The Jack, Joseph and Morton Mandel School of Applied Social Sciences at Case Western Reserve University received a four-year, $588,000 grant from the National Child Welfare Workforce Institute to provide tuition to 20 social workers from 10 Northeast Ohio county child welfare agencies.
The Mandel School also will provide an additional $969,538 to offset some tuition costs not covered by the grant for the Child Welfare Fellows program. Applications, with a leadership essay, must be received before April 1. Details can be found online.
The goal is to increase the number of public child welfare workers with master-level social work training. Such advance training allows them to learn new practices in their field, from investigating hotline calls about child abuse to assisting children who age out of the foster program at 18.
To qualify for the Child Welfare Fellows program, candidates must have at least a bachelor’s degree and be employed by a public child welfare agency in one of the 10 targeted Northeast Ohio counties.
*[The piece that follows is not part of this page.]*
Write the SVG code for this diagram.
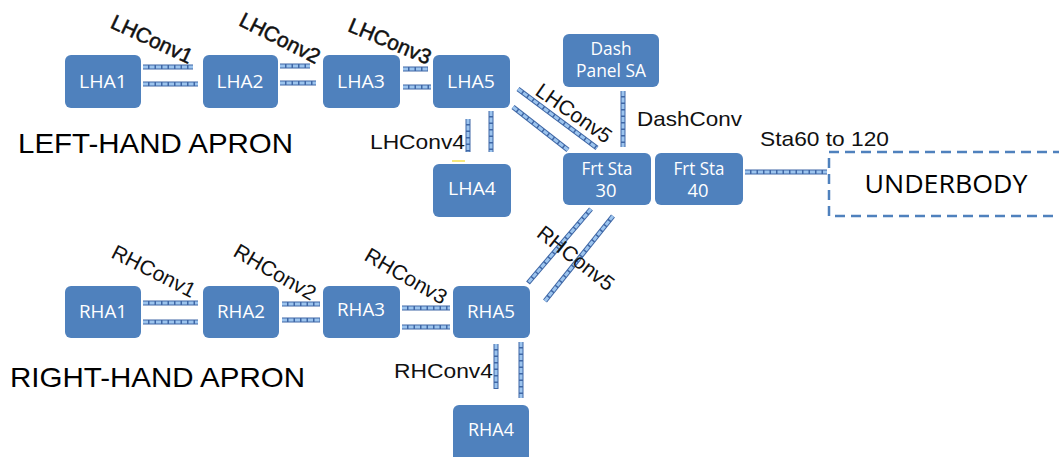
<svg xmlns="http://www.w3.org/2000/svg" width="1059" height="457" viewBox="0 0 1059 457">
<style>
.n{fill:#4f81bd}
.nt{font-family:"Open Sans","Liberation Sans",sans-serif;font-size:17.5px;fill:#fff;text-anchor:middle}
.lb{font-family:"Liberation Sans",Arial,sans-serif;font-size:21px;fill:#111;text-anchor:middle}
.lh{stroke:#111;stroke-width:0.5}
.big{font-family:"Liberation Sans",Arial,sans-serif;font-size:28px;fill:#000}
.cb{stroke:#3f67a6;stroke-width:5;fill:none}
.cd{stroke:#9cc4ee;stroke-width:3;stroke-dasharray:5 1.5;fill:none}
</style>
<rect width="1059" height="457" fill="#fff"/>
<g id="connectors">
  <path class="cb" d="M143 67H193M143 84H198"/><path class="cd" d="M143 67H193M143 84H198"/>
  <path class="cb" d="M280 66H310M280 83H316"/><path class="cd" d="M280 66H310M280 83H316"/>
  <path class="cb" d="M403 69H428M403 87H431"/><path class="cd" d="M403 69H428M403 87H431"/>
  <path class="cb" d="M468 119V152M491 111V152"/><path class="cd" d="M468 119V152M491 111V152"/>
  <path class="cb" d="M518 89L597 148M513 107L568 150"/><path class="cd" d="M518 89L597 148M513 107L568 150"/>
  <path class="cb" d="M623 91V147"/><path class="cd" d="M623 91V147"/>
  <path class="cb" d="M745 172H827"/><path class="cd" d="M745 172H827"/>
  <path class="cb" d="M143 303H198M143 322H198"/><path class="cd" d="M143 303H198M143 322H198"/>
  <path class="cb" d="M282 304H320M282 320H320"/><path class="cd" d="M282 304H320M282 320H320"/>
  <path class="cb" d="M402 308H450M402 327H450"/><path class="cd" d="M402 308H450M402 327H450"/>
  <path class="cb" d="M496 344V389M521 342V398"/><path class="cd" d="M496 344V389M521 342V398"/>
  <path class="cb" d="M591 209L528 283M613 216L545 301"/><path class="cd" d="M591 209L528 283M613 216L545 301"/>
  <line x1="452" y1="161" x2="465" y2="161" stroke="#f5e050" stroke-width="1.5"/>
</g>
<g id="labels">
  <text class="lb lh" transform="translate(152,39) rotate(25)" dy="0.35em">LHConv1</text>
  <text class="lb lh" transform="translate(280,38) rotate(27)" dy="0.35em">LHConv2</text>
  <text class="lb lh" transform="translate(390,41) rotate(23)" dy="0.35em">LHConv3</text>
  <text class="lb" x="465" y="149" style="text-anchor:end" textLength="95" lengthAdjust="spacingAndGlyphs">LHConv4</text>
  <text class="lb" transform="translate(574,113) rotate(35)" dy="0.35em">LHConv5</text>
  <text class="lb" x="637" y="126" style="text-anchor:start" textLength="105" lengthAdjust="spacingAndGlyphs">DashConv</text>
  <text class="lb" x="760" y="146" style="text-anchor:start" textLength="129" lengthAdjust="spacingAndGlyphs">Sta60 to 120</text>
  <text class="lb" transform="translate(154,271) rotate(27)" dy="0.35em">RHConv1</text>
  <text class="lb" transform="translate(275,272) rotate(30)" dy="0.35em">RHConv2</text>
  <text class="lb" transform="translate(406,276) rotate(30)" dy="0.35em">RHConv3</text>
  <text class="lb" x="493" y="378" style="text-anchor:end" textLength="99" lengthAdjust="spacingAndGlyphs">RHConv4</text>
  <text class="lb" transform="translate(576,258) rotate(38)" dy="0.35em">RHConv5</text>
  <text class="big" x="18" y="153" textLength="275" lengthAdjust="spacingAndGlyphs">LEFT-HAND APRON</text>
  <text class="big" x="10" y="387" textLength="295" lengthAdjust="spacingAndGlyphs">RIGHT-HAND APRON</text>
</g>
<g id="LHA1"><rect class="n" x="65" y="55" width="76" height="53" rx="6"/><text class="nt" x="103" y="88" textLength="48" lengthAdjust="spacingAndGlyphs">LHA1</text></g>
<g id="LHA2"><rect class="n" x="203" y="55" width="75" height="53" rx="6"/><text class="nt" x="240" y="88" textLength="47" lengthAdjust="spacingAndGlyphs">LHA2</text></g>
<g id="LHA3"><rect class="n" x="323" y="55" width="77" height="53" rx="6"/><text class="nt" x="361" y="88" textLength="48" lengthAdjust="spacingAndGlyphs">LHA3</text></g>
<g id="LHA5"><rect class="n" x="433" y="55" width="77" height="53" rx="6"/><text class="nt" x="471" y="88" textLength="48" lengthAdjust="spacingAndGlyphs">LHA5</text></g>
<g id="LHA4"><rect class="n" x="433" y="164" width="78" height="53" rx="6"/><text class="nt" x="472" y="195" textLength="48" lengthAdjust="spacingAndGlyphs">LHA4</text></g>
<g id="DashPanelSA"><rect class="n" x="563" y="34" width="96" height="53" rx="6"/><text class="nt" x="611" y="55" textLength="41" lengthAdjust="spacingAndGlyphs">Dash</text><text class="nt" x="611" y="77" textLength="70" lengthAdjust="spacingAndGlyphs">Panel SA</text></g>
<g id="FrtSta30"><rect class="n" x="563" y="153" width="88" height="52" rx="6"/><text class="nt" x="607" y="175" textLength="51" lengthAdjust="spacingAndGlyphs">Frt Sta</text><text class="nt" x="606" y="197" textLength="21" lengthAdjust="spacingAndGlyphs">30</text></g>
<g id="FrtSta40"><rect class="n" x="655" y="153" width="88" height="52" rx="6"/><text class="nt" x="699" y="175" textLength="51" lengthAdjust="spacingAndGlyphs">Frt Sta</text><text class="nt" x="698" y="197" textLength="21" lengthAdjust="spacingAndGlyphs">40</text></g>
<g id="UNDERBODY"><rect x="829" y="152" width="240" height="64" fill="none" stroke="#4f81bd" stroke-width="2.5" stroke-dasharray="10 6"/><text x="946" y="193" font-family="'Open Sans','Liberation Sans',sans-serif" font-size="26" fill="#000" text-anchor="middle" textLength="163" lengthAdjust="spacingAndGlyphs">UNDERBODY</text></g>
<g id="RHA1"><rect class="n" x="65" y="286" width="76" height="52" rx="6"/><text class="nt" x="103" y="318" textLength="48" lengthAdjust="spacingAndGlyphs">RHA1</text></g>
<g id="RHA2"><rect class="n" x="203" y="286" width="76" height="52" rx="6"/><text class="nt" x="241" y="318" textLength="48" lengthAdjust="spacingAndGlyphs">RHA2</text></g>
<g id="RHA3"><rect class="n" x="323" y="286" width="77" height="52" rx="6"/><text class="nt" x="361" y="316" textLength="48" lengthAdjust="spacingAndGlyphs">RHA3</text></g>
<g id="RHA5"><rect class="n" x="453" y="286" width="77" height="52" rx="6"/><text class="nt" x="491" y="318" textLength="48" lengthAdjust="spacingAndGlyphs">RHA5</text></g>
<g id="RHA4"><rect class="n" x="453" y="405" width="76" height="60" rx="6"/><text class="nt" x="491" y="436" textLength="46" lengthAdjust="spacingAndGlyphs">RHA4</text></g>
</svg>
The program takes three years to complete. However, social workers with a Bachelor of Social Work (BSW) degree earned in the past seven years can complete the curriculum in two years.
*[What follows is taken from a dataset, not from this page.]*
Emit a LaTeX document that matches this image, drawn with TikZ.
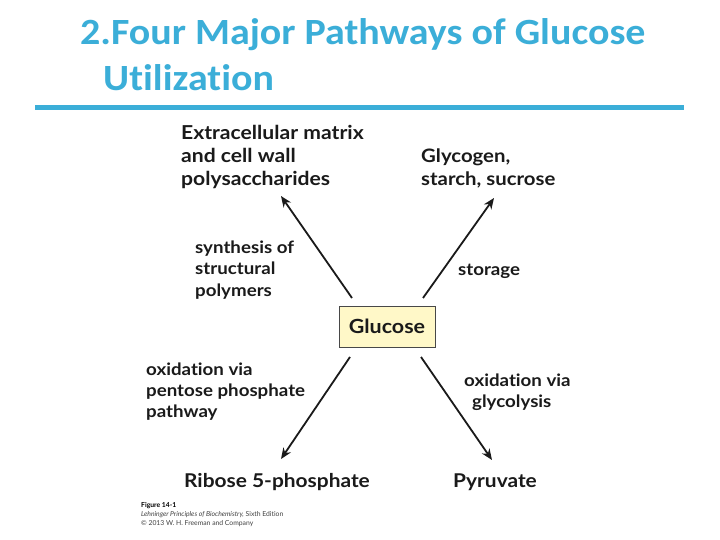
\documentclass[tikz,border=0pt]{standalone}
\usepackage{fontspec}
\setmainfont[Ligatures=NoCommon]{Carlito}
\newfontfamily\titlefont[FakeStretch=1.08,Ligatures=NoCommon]{Carlito}
\newfontfamily\diagfont[FakeStretch=1.1,Ligatures=NoCommon]{Lato}
\newfontfamily\capfont[Ligatures=NoCommon]{Lato}
\usetikzlibrary{arrows.meta}
\definecolor{titleblue}{HTML}{3BAED8}
\definecolor{boxfill}{HTML}{FFF8C8}
\definecolor{ink}{HTML}{1A1A1A}
\tikzset{
  lbl/.style={font=\diagfont\bfseries\fontsize{18.5}{23.5}\selectfont, text=ink, align=left, inner sep=0pt, anchor=base west},
  garrow/.style={draw=ink, line width=1.8pt, -{Stealth[length=11pt,width=9pt]}},
  captxt/.style={font=\capfont\fontsize{6.8}{9}\selectfont, text=black!75, inner sep=0pt, anchor=base west},
  ttl/.style={font=\titlefont\bfseries\fontsize{37}{46}\selectfont, text=titleblue, anchor=base west, inner sep=0pt}
}
\begin{document}
\begin{tikzpicture}[x=1pt,y=-1pt]
\useasboundingbox (0,0) rectangle (720,540);
\fill[white] (0,0) rectangle (720,540);
% title
\node[ttl] (t1) at (80,45) {2.Four Major Pathways of Glucose};
\node[ttl] (t2) at (103,91) {Utilization};
\draw[titleblue, line width=5pt] (35,107.5) coordinate (r1) -- (684,107.5) coordinate (r2);
% glucose
\node[draw=ink!80, line width=0.8pt, fill=boxfill, minimum width=96pt, minimum height=41pt, inner sep=0pt, font=\diagfont\bfseries\fontsize{19.5}{22}\selectfont, text=ink] (g) at (387,326.5) {Glucose};
% targets
\node[lbl, font=\diagfont\bfseries\fontsize{19.2}{23.5}\selectfont] (ecm) at (181,186) {Extracellular matrix\\and cell wall\\polysaccharides};
\node[lbl] (gly) at (421,186) {Glycogen,\\starch, sucrose};
\node[lbl, font=\diagfont\bfseries\fontsize{17}{21.5}\selectfont] (ssp) at (195,296) {synthesis of\\structural\\polymers};
\node[lbl, font=\diagfont\bfseries\fontsize{17}{21.5}\selectfont] (sto) at (458,275) {storage};
\node[lbl, font=\diagfont\bfseries\fontsize{17}{21}\selectfont] (ppp) at (146,417) {oxidation via\\pentose phosphate\\pathway};
\node[lbl, font=\diagfont\bfseries\fontsize{17}{21}\selectfont] (ovg) at (464,386) {oxidation via};
\node[lbl, font=\diagfont\bfseries\fontsize{17}{21}\selectfont] (glc) at (472,407) {glycolysis};
\node[lbl, font=\diagfont\bfseries\fontsize{19}{22}\selectfont] (r5p) at (184,487) {Ribose 5-phosphate};
\node[lbl, font=\diagfont\bfseries\fontsize{19}{22}\selectfont] (pyr) at (453,487) {Pyruvate};
% arrows
\coordinate (a1s) at (352,298); \coordinate (a1e) at (281,196);
\coordinate (a2s) at (423,298); \coordinate (a2e) at (494,198);
\coordinate (a3s) at (350,357); \coordinate (a3e) at (281,459);
\coordinate (a4s) at (421,357); \coordinate (a4e) at (492,460);
\draw[garrow] (a1s) -- (a1e);
\draw[garrow] (a2s) -- (a2e);
\draw[garrow] (a3s) -- (a3e);
\draw[garrow] (a4s) -- (a4e);
% caption
\node[captxt, font=\capfont\bfseries\fontsize{6.8}{9}\selectfont, text=black] (f1) at (141,507) {Figure 14-1};
\node[captxt] (f2) at (141,516) {\itshape Lehninger Principles of Biochemistry,\upshape\ Sixth Edition};
\node[captxt] (f3) at (141,525) {\char"00A9\ 2013 W. H. Freeman and Company};
\end{tikzpicture}
\end{document}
The intensive weekend courses allow students to continue working full time, while incorporating what they learn in their jobs, said Victor K. Groza, the Grace F. Brody Professor of Parent-Child Studies at the Mandel School and the project’s director.
In addition to weekend courses, the social workers will have a field placement experience (the hallmark of the Mandel School’s program) within their agencies, but in a department different from where they work. All students will receive courses in leadership and supervision.
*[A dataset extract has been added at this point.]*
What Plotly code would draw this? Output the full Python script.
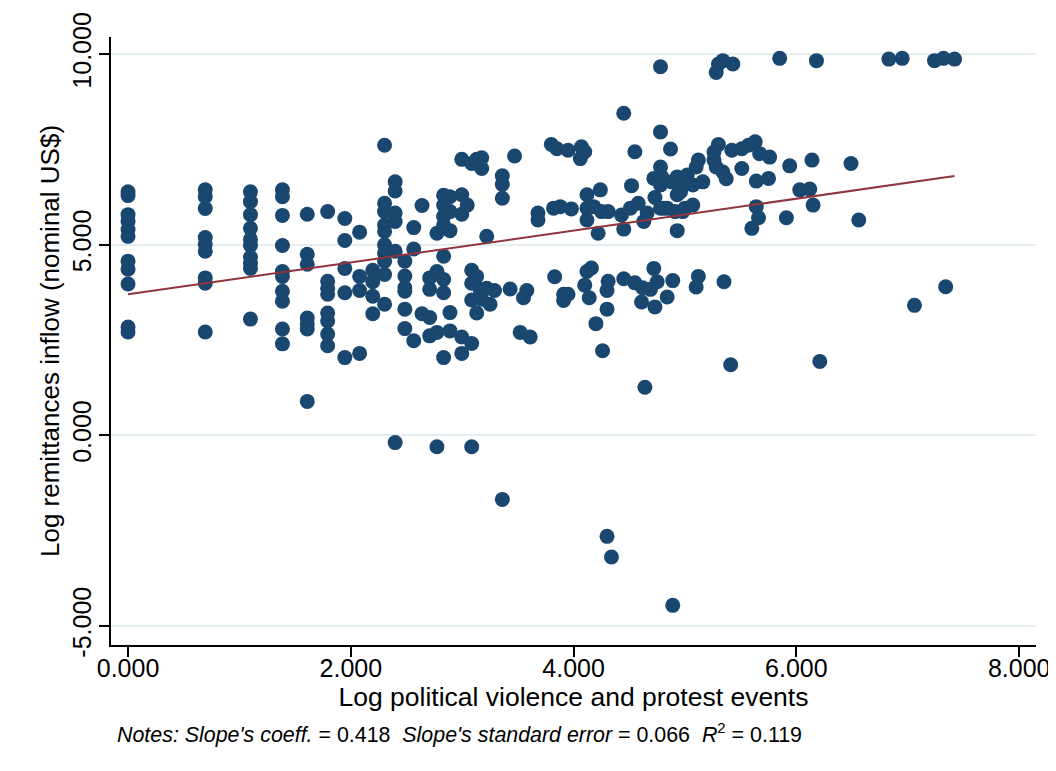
import plotly.graph_objects as go

# ---- data ----
x_vals = (
    [0.0] * 11 + [0.693] * 9 + [1.099] * 10 + [1.386] * 10 + [1.609] * 7 + [1.792] * 8
    + [1.946] * 5 + [2.079] * 4 + [2.197] * 4 + [2.303] * 10 + [2.398] * 6 + [2.485] * 6
    + [2.565] * 3 + [2.639] * 2
    + [2.708, 2.708, 2.708, 2.708,
       2.773, 2.773, 2.773, 2.773,
       2.833, 2.833, 2.833, 2.833, 2.833, 2.833, 2.833, 2.833,
       2.890, 2.890, 2.890, 2.890, 2.890,
       2.996, 2.996, 2.996, 2.996, 2.996,
       3.045,
       3.085, 3.085, 3.085, 3.085, 3.085, 3.085, 3.13, 3.13, 3.13,
       3.16, 3.175, 3.175, 3.175, 3.22, 3.22, 3.25, 3.29,
       3.36, 3.36, 3.36, 3.36, 3.43, 3.47, 3.52, 3.58, 3.55, 3.61, 3.68, 3.68,
       3.80, 3.85, 3.82, 3.88, 3.83, 3.91, 3.95, 3.91, 3.95, 3.98,
       4.07, 4.10, 4.06, 4.12, 4.24, 4.12, 4.18, 4.25, 4.31, 4.12, 4.22,
       4.12, 4.16, 4.10, 4.14, 4.20, 4.30, 4.31, 4.30, 4.26, 4.30, 4.34,
       4.45, 4.52, 4.55, 4.43, 4.51, 4.58, 4.66, 4.63, 4.45,
       4.45, 4.55, 4.62, 4.69, 4.72, 4.75, 4.61, 4.73, 4.84, 4.89, 4.64, 4.89,
       4.78, 4.78, 4.87, 4.73, 4.78, 4.84, 4.91, 4.93, 4.78, 4.72, 4.78, 4.79,
       4.93, 4.98, 5.02, 5.07, 5.16, 5.10, 5.12, 4.93, 5.07, 4.98, 4.88, 4.96,
       4.81, 5.00, 5.12, 5.10, 5.35,
       5.28, 5.30, 5.34, 5.43, 5.30, 5.26, 5.26, 5.28, 5.34, 5.37,
       5.42, 5.51, 5.57, 5.63, 5.67, 5.76, 5.51, 5.94, 6.14, 6.49,
       5.64, 5.75, 6.03, 6.12, 6.15, 5.64, 5.66, 5.60, 5.91, 6.56,
       5.41, 6.21, 7.06, 7.34,
       5.85, 6.18, 6.83, 6.95, 7.24, 7.32, 7.42]
)

y_vals = (
    [6.39, 6.29, 5.79, 5.61, 5.40, 5.22, 4.57, 4.36, 3.97, 2.84, 2.71]
    + [6.44, 6.26, 5.95, 5.19, 5.01, 4.83, 4.13, 3.99, 2.71]
    + [6.39, 6.13, 5.79, 5.43, 5.14, 4.98, 4.67, 4.51, 4.38, 3.05]
    + [6.44, 6.26, 5.77, 4.98, 4.30, 4.17, 3.78, 3.52, 2.79, 2.40]
    + [5.80, 4.75, 4.49, 3.08, 2.92, 2.79, 0.89]
    + [5.87, 4.04, 3.86, 3.70, 3.21, 3.00, 2.66, 2.35]
    + [5.69, 5.11, 4.38, 3.74, 2.04]
    + [5.33, 4.17, 3.80, 2.15]
    + [4.33, 4.03, 3.65, 3.19]
    + [7.61, 6.09, 5.87, 5.52, 5.35, 5.00, 4.78, 4.57, 4.22, 3.44]
    + [6.65, 6.41, 5.83, 5.61, 4.83, -0.19]
    + [4.57, 4.18, 3.87, 3.78, 3.31, 2.80]
    + [5.45, 4.89, 2.48]
    + [6.03, 3.19]
    + [4.13, 3.83, 3.09, 2.61,
       4.30, 5.30, 2.70, -0.30,
       6.30, 6.04, 5.74, 5.52, 4.70, 4.09, 3.74, 2.04,
       3.22, 2.74, 6.26, 5.87, 5.37,
       7.24, 6.31, 5.80, 2.58, 2.15,
       6.04,
       7.13, 4.33, 3.99, 3.55, 2.41, -0.30, 4.17, 3.21, 7.24,
       3.83, 7.28, 7.00, 3.57, 3.86, 5.22, 3.44, 3.80,
       6.81, 6.58, 6.22, -1.68, 3.84, 7.33, 2.70, 3.80, 3.61, 2.58, 5.83, 5.65,
       7.63, 7.52, 5.96, 6.00, 4.16, 3.70, 3.70, 3.54, 7.48, 5.94,
       7.57, 7.44, 7.26, 6.31, 6.44, 5.96, 6.00, 5.87, 5.87, 5.65, 5.30,
       4.30, 4.39, 3.94, 3.61, 2.93, 3.31, 4.04, 3.80, 2.22, -2.65, -3.19,
       8.45, 6.55, 7.44, 5.78, 5.96, 6.09, 5.83, 5.61, 5.41,
       4.11, 4.00, 3.87, 3.83, 4.38, 4.03, 3.50, 3.37, 3.63, 4.06, 1.26, -4.46,
       9.67, 7.96, 7.51, 6.24, 5.96, 5.96, 5.87, 5.37, 7.04, 6.74, 6.57, 6.78,
       6.78, 6.57, 6.83, 6.57, 6.65, 7.04, 7.22, 6.31, 6.04, 5.87, 6.65, 6.39,
       5.96, 5.96, 4.17, 3.89, 4.03,
       9.52, 9.74, 9.83, 9.74, 7.63, 7.43, 7.22, 7.04, 6.91, 6.73,
       7.48, 7.52, 7.61, 7.70, 7.39, 7.30, 7.00, 7.07, 7.22, 7.13,
       6.67, 6.74, 6.44, 6.46, 6.04, 6.00, 5.71, 5.43, 5.71, 5.65,
       1.85, 1.94, 3.41, 3.90,
       9.89, 9.83, 9.87, 9.89, 9.83, 9.89, 9.87]
)

# fitted line (intercept, slope from the note)
fit_intercept = 3.70
fit_slope = 0.418

x_tick_vals = [0, 2, 4, 6, 8]
x_tick_text = ["0.000", "2.000", "4.000", "6.000", "8.000"]
y_tick_vals = [-5, 0, 5, 10]
y_tick_text = ["-5.000", "0.000", "5.000", "10.000"]

x_title = "Log political violence and protest events"
y_title = "Log remittances inflow (nominal US$)"
note_text = ("<i>Notes: Slope's coeff.</i> = 0.418&nbsp;&nbsp;<i>Slope's standard error</i> = 0.066"
             "&nbsp;&nbsp;<i>R</i><sup>2</sup> = 0.119")

FONT = "Liberation Sans, Arial, Helvetica, sans-serif"
MARKER_COLOR = "#1a476f"
LINE_COLOR = "#90353b"
GRID_COLOR = "#e4edf0"

x_lo, x_hi = min(x_vals), max(x_vals)
fit_x = [x_lo, x_hi]
fit_y = [fit_intercept + fit_slope * v for v in fit_x]

fig = go.Figure()
fig.add_trace(go.Scatter(
    x=x_vals, y=y_vals, mode="markers",
    marker=dict(color=MARKER_COLOR, size=15, line=dict(width=0)),
    showlegend=False, hoverinfo="x+y",
))
fig.add_trace(go.Scatter(
    x=fit_x, y=fit_y, mode="lines",
    line=dict(color=LINE_COLOR, width=2),
    showlegend=False,
))

# the page adds an 8px body margin, so the figure is 8px smaller than the window
fig.update_layout(
    width=1048, height=763,
    margin=dict(l=103, r=20, t=29, b=126, autoexpand=False),
    paper_bgcolor="white", plot_bgcolor="white",
    font=dict(family=FONT, color="black"),
    xaxis=dict(
        range=[-0.153, 8.151],
        tickvals=x_tick_vals, ticktext=x_tick_text,
        ticks="outside", ticklen=10, tickwidth=1.5, tickcolor="black",
        ticklabelstandoff=-10,
        showline=True, linecolor="black", linewidth=1.5,
        showgrid=False, zeroline=False, automargin=False,
        tickfont=dict(size=25),
        title=dict(text=x_title, font=dict(size=26.5), standoff=5),
    ),
    yaxis=dict(
        range=[-5.50, 10.45],
        tickvals=y_tick_vals, ticktext=y_tick_text,
        ticks="outside", ticklen=10, tickwidth=1.5, tickcolor="black",
        tickangle=-90, ticklabelstandoff=-2,
        showline=True, linecolor="black", linewidth=1.5,
        showgrid=True, gridcolor=GRID_COLOR, gridwidth=2,
        zeroline=False, automargin=False,
        tickfont=dict(size=25),
        title=dict(text=y_title, font=dict(size=26), standoff=1),
    ),
    annotations=[dict(
        text=note_text, xref="paper", yref="paper",
        x=0.0043, y=-0.1447, xanchor="left", yanchor="middle",
        showarrow=False, font=dict(size=21.4, color="black"),
    )],
)

fig.write_html("out.html")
The Case Western Reserve program is one of just 13 funded nationally by the institute, which is housed at the Research Foundation for the State University of New York.
Support for these programs is through the U. S. Department of Health and Human Services, Administration for Children and Families, Children Bureau (grant #90CT7002-02-00).
Since 2009, the Mandel School has received $1.13 million from the institute to help build highly trained child welfare staffs that bring new practices and leadership to social service agencies after earning a Master of Science in Social Administration (MSSA) degree, Groza said.
To date, the Child Welfare Fellows program has trained 25 social workers from Cuyahoga, Lake and Summit counties. Twenty-four are still working in their child welfare agencies—two of whom were promoted after completing the program.
The new funding expands the Child Welfare Fellows program to seven additional Ohio counties (Medina, Stark, Ashtabula, Geauga, Richfield, Huron and Trumbull) and adds technology-driven coaching to the training. The program will also offer supervisor training for Cuyahoga County child welfare workers with a license in social work who need two hours per week of job supervision to reach the next level of licensure.